On July 19, 2024, the world’s economy received another chilling reminder of the implications of a botched software update when a coding error in software for Windows systems introduced users worldwide to the infamous “Blue Screen of Death.” It wasn’t a cyberattack that rendered systems around the globe unusable by disrupting healthcare, transportation, finance and other industries—causing billions of dollars in damage. Rather, it was routine maintenance.
A fix was quickly issued, and operations eventually returned. Still, the global outage triggered that day offers plenty of lessons IT organizations can apply to their operational and business continuity plans. Software outages, whether caused maliciously or accidentally, may not happen often, but they do happen. IT and security operations teams must be prepared to respond quickly to limit damage.
Continuity plans are essential to reducing material risk if and when—with a heavy emphasis on “when”—the next outage occurs, while enabling IT teams to answer critical questions from the C-suite and the boardroom as an incident unfolds.
Start with a comprehensive asset inventory.
Asset intelligence is the foundation of an effective continuity plan. A comprehensive and well-maintained inventory of IT assets, including information on their security controls and their integration with other assets, enables IT and security teams to respond in a well-defined, methodical manner. It also gives them the means to answer urgent questions thundering down from upstairs during an outage.
During the global outage in July, I spoke with several IT teams of our clients who were being peppered with questions from executive teams and board members. They essentially wanted updates on the company’s status in real time. To provide answers, those teams needed complete, easily accessible visibility into asset intelligence, including details on:
- What assets do we have?
- Which assets are mission-critical?
- What assets are experiencing an outage
- What’s not at risk
- Which users and applications may be affected?
A comprehensive inventory of assets covers a wide range of systems and devices, including temporary assets that currently exist in the cloud and assets that constitute environmental vulnerabilities such as active accounts belonging to employees no longer with the company, unpatched end-of-life systems, and systems that have either been retired or are only used internally for lab purposes.
Answering questions about how we’re doing can be tricky.
In addition to information on what is being affected, executives and board members will demand to know the status of the organization’s response, which relies on complete visibility into the enterprise’s assets.

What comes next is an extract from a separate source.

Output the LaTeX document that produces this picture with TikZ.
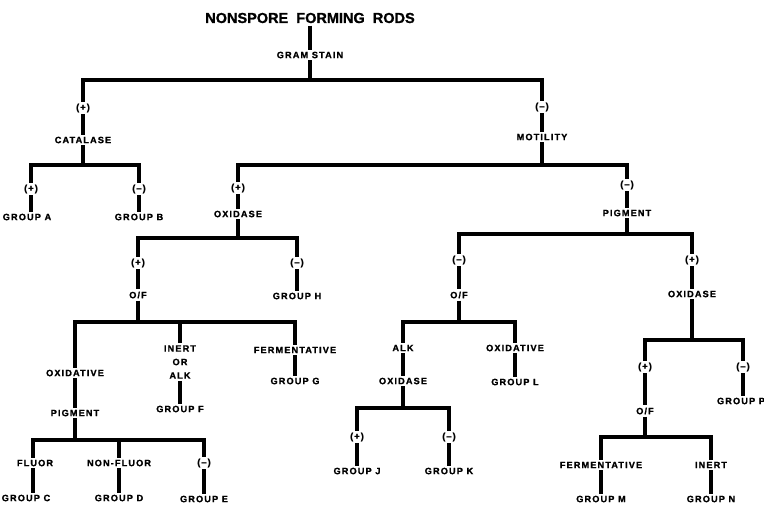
\documentclass[tikz,border=0pt]{standalone}
\usepackage{fontspec}
\setmainfont{Liberation Sans}[LetterSpace=12,BoldFeatures={FakeBold=1.2}]
\begin{document}
\begin{tikzpicture}[x=1pt,y=-1pt,
  lab/.style={font=\bfseries\fontsize{9.2}{13.5}\selectfont,inner sep=2.2pt,outer sep=0pt,align=center},
  ttl/.style={font=\bfseries\fontsize{14.5}{16}\selectfont\addfontfeature{LetterSpace=0},inner sep=2.5pt,outer sep=0pt},
  link/.style={line width=3.1pt,line join=miter,line cap=butt}]
\useasboundingbox (0,0) rectangle (764,507);
% nodes
\node[ttl] (T) at (310,18) {NONSPORE\ \ FORMING\ \ RODS};
\node[lab] (GS) at (310,55) {GRAM STAIN};
\coordinate (b1) at (0,80);
\node[lab] (P1) at (83,108) {(+)};
\node[lab] (CAT) at (83,140) {CATALASE};
\coordinate (b2) at (0,165);
\node[lab] (P2) at (31,189) {(+)};
\node[lab] (GA) at (27,217) {GROUP A};
\node[lab] (M2) at (139,189) {(--)};
\node[lab] (GB) at (139,217) {GROUP B};
\node[lab] (M1) at (542,107) {(--)};
\node[lab] (MOT) at (542,137) {MOTILITY};
\coordinate (b3) at (0,165);
\node[lab] (P3) at (238,188) {(+)};
\node[lab] (OX1) at (238,214) {OXIDASE};
\coordinate (b4) at (0,238);
\node[lab] (P4) at (138,263) {(+)};
\node[lab] (OF1) at (138,295) {O/F};
\node[lab] (M4) at (297,263) {(--)};
\node[lab] (GH) at (297,296) {GROUP H};
\coordinate (b5) at (0,322);
\node[lab] (OXD) at (75,373) {OXIDATIVE};
\node[lab] (PIG1) at (75,413) {PIGMENT};
\coordinate (b6) at (0,440);
\node[lab] (FL) at (35,463) {FLUOR};
\node[lab] (GC) at (26,498) {GROUP C};
\node[lab] (NF) at (119,463) {NON-FLUOR};
\node[lab] (GD) at (119,498) {GROUP D};
\node[lab] (M6) at (204,463) {(--)};
\node[lab] (GE) at (204,499) {GROUP E};
\node[lab] (IOA) at (180,362) {INERT\\OR\\ALK};
\node[lab] (GF) at (180,409) {GROUP F};
\node[lab] (FERM) at (295,350) {FERMENTATIVE};
\node[lab] (GG) at (295,381) {GROUP G};
\node[lab] (M3) at (627,185) {(--)};
\node[lab] (PIG2) at (627,213) {PIGMENT};
\coordinate (b7) at (0,234);
\node[lab] (M7) at (459,260) {(--)};
\node[lab] (OF2) at (459,295) {O/F};
\coordinate (b8) at (0,322);
\node[lab] (ALK) at (403,348) {ALK};
\node[lab] (OX2) at (403,381) {OXIDASE};
\coordinate (b9) at (0,408);
\node[lab] (P9) at (357,437) {(+)};
\node[lab] (GJ) at (357,471) {GROUP J};
\node[lab] (M9) at (449,437) {(--)};
\node[lab] (GK) at (449,471) {GROUP K};
\node[lab] (OXD2) at (515,348) {OXIDATIVE};
\node[lab] (GL) at (515,382) {GROUP L};
\node[lab] (P7) at (692,260) {(+)};
\node[lab] (OX3) at (692,294) {OXIDASE};
\coordinate (b10) at (0,340);
\node[lab] (P10) at (645,367) {(+)};
\node[lab] (OF3) at (645,411) {O/F};
\node[lab] (M10) at (743,367) {(--)};
\node[lab] (GP) at (741,401) {GROUP P};
\coordinate (b11) at (0,437);
\node[lab] (FERM2) at (601,465) {FERMENTATIVE};
\node[lab] (GM) at (601,499) {GROUP M};
\node[lab] (IN2) at (711,465) {INERT};
\node[lab] (GN) at (711,499) {GROUP N};
\coordinate (cx) at (33,0);
% connectors
\draw[link] (T) -- (GS);
\draw[link] (GS) -- (GS |- b1);
\draw[link] (P1.north) |- (M1.north |- b1) -- (M1.north);
\draw[link] (P1) -- (CAT);
\draw[link] (CAT) -- (CAT |- b2);
\draw[link] (P2.north) |- (M2.north |- b2) -- (M2.north);
\draw[link] (P2) -- (P2 |- GA.north);
\draw[link] (M2) -- (GB);
\draw[link] (M1) -- (MOT);
\draw[link] (MOT) -- (MOT |- b3);
\draw[link] (P3.north) |- (M3.north |- b3) -- (M3.north);
\draw[link] (P3) -- (OX1);
\draw[link] (OX1) -- (OX1 |- b4);
\draw[link] (P4.north) |- (M4.north |- b4) -- (M4.north);
\draw[link] (P4) -- (OF1);
\draw[link] (M4) -- (GH);
\draw[link] (OF1) -- (OF1 |- b5);
\draw[link] (OXD.north) |- (FERM.north |- b5) -- (FERM.north);
\draw[link] (IOA.north) -- (IOA.north |- b5);
\draw[link] (OXD) -- (PIG1);
\draw[link] (PIG1) -- (PIG1 |- b6);
\draw[link] (cx |- FL.north) |- (M6.north |- b6) -- (M6.north);
\draw[link] (NF.north) -- (NF.north |- b6);
\draw[link] (cx |- FL.south) -- (cx |- GC.north);
\draw[link] (NF) -- (GD);
\draw[link] (M6) -- (GE);
\draw[link] (IOA) -- (GF);
\draw[link] (FERM) -- (GG);
\draw[link] (M3) -- (PIG2);
\draw[link] (PIG2) -- (PIG2 |- b7);
\draw[link] (M7.north) |- (P7.north |- b7) -- (P7.north);
\draw[link] (M7) -- (OF2);
\draw[link] (OF2) -- (OF2 |- b8);
\draw[link] (ALK.north) |- (OXD2.north |- b8) -- (OXD2.north);
\draw[link] (ALK) -- (OX2);
\draw[link] (OX2) -- (OX2 |- b9);
\draw[link] (P9.north) |- (M9.north |- b9) -- (M9.north);
\draw[link] (P9) -- (GJ);
\draw[link] (M9) -- (GK);
\draw[link] (OXD2) -- (GL);
\draw[link] (P7) -- (OX3);
\draw[link] (OX3) -- (OX3 |- b10);
\draw[link] (P10.north) |- (M10.north |- b10) -- (M10.north);
\draw[link] (P10) -- (OF3);
\draw[link] (M10) -- (M10 |- GP.north);
\draw[link] (OF3) -- (OF3 |- b11);
\draw[link] (FERM2.north) |- (IN2.north |- b11) -- (IN2.north);
\draw[link] (FERM2) -- (GM);
\draw[link] (IN2) -- (GN);
\end{tikzpicture}
\end{document}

During an outage or other incident, leadership will want to know:
- How is the remediation process going?
- How can we validate it to ensure the remediations implemented are effective
- What are the metrics being used to measure progress? What percentage of issues did we address in the first 24 hours—90%? Less than that? More than that?
- What remains to be done?
- If we need to temporarily disable the application causing the problem, what will be the impact on customers?
- What other IT management and security controls are installed, and what is their status? For example, is information generated by a point solution being integrated into a centralized platform?
Answering each of these questions depends on asset intelligence, which involves a full accounting of an organization’s IT assets and knowing the status of each one regarding security. Teams must know which assets have adequate security controls and which don’t. If they don’t, the risks they present must be prioritized according to their vulnerabilities—whether it’s a known threat on the Common Vulnerabilities and Exposures (CVE) list or an unsecured endpoint—as well as their importance to mission-critical operations.
They also need to be sure the remediations applied have taken hold with all targeted assets. Some configuration management tools have falsely verified a certain percentage of asset remediations. It may have been a small percentage, but anything less than 100% is still a risk when it comes to closing security gaps.
A platform that centralizes asset information can give teams complete visibility into the enterprise while providing real-time updates on what’s being done to address an outage or other incident, such as tracking in real time which assets have been added to the risk list and which have been moved off. This enables teams to not only remediate efficiently but also to be ready with answers to questions from the organization’s leadership. A simple question like, “How are we doing?” can be challenging to answer without complete asset intelligence.
What steps should security and IT leaders consider after gaining visibility?
- Prioritize your response predicated on the intersection of the most critical systems and the highest risks.
- If a process isn’t defined, clarify the groups or individuals responsible for mitigation.
- Monitor the mitigation process, preferably in real time, to ensure what needed to be fixed was actually fixed.
- Measure the effectiveness of the mitigation process to determine where improvements can be made across talent, techniques and technology.
- Implement adjustments from the lessons learned in the previous step to be better prepared for the next time.
Outages, for one reason or another, may not happen often—but they do happen. When they do, complete asset intelligence is required to ensure that IT and security teams can find the answers to get everyone back to work quickly.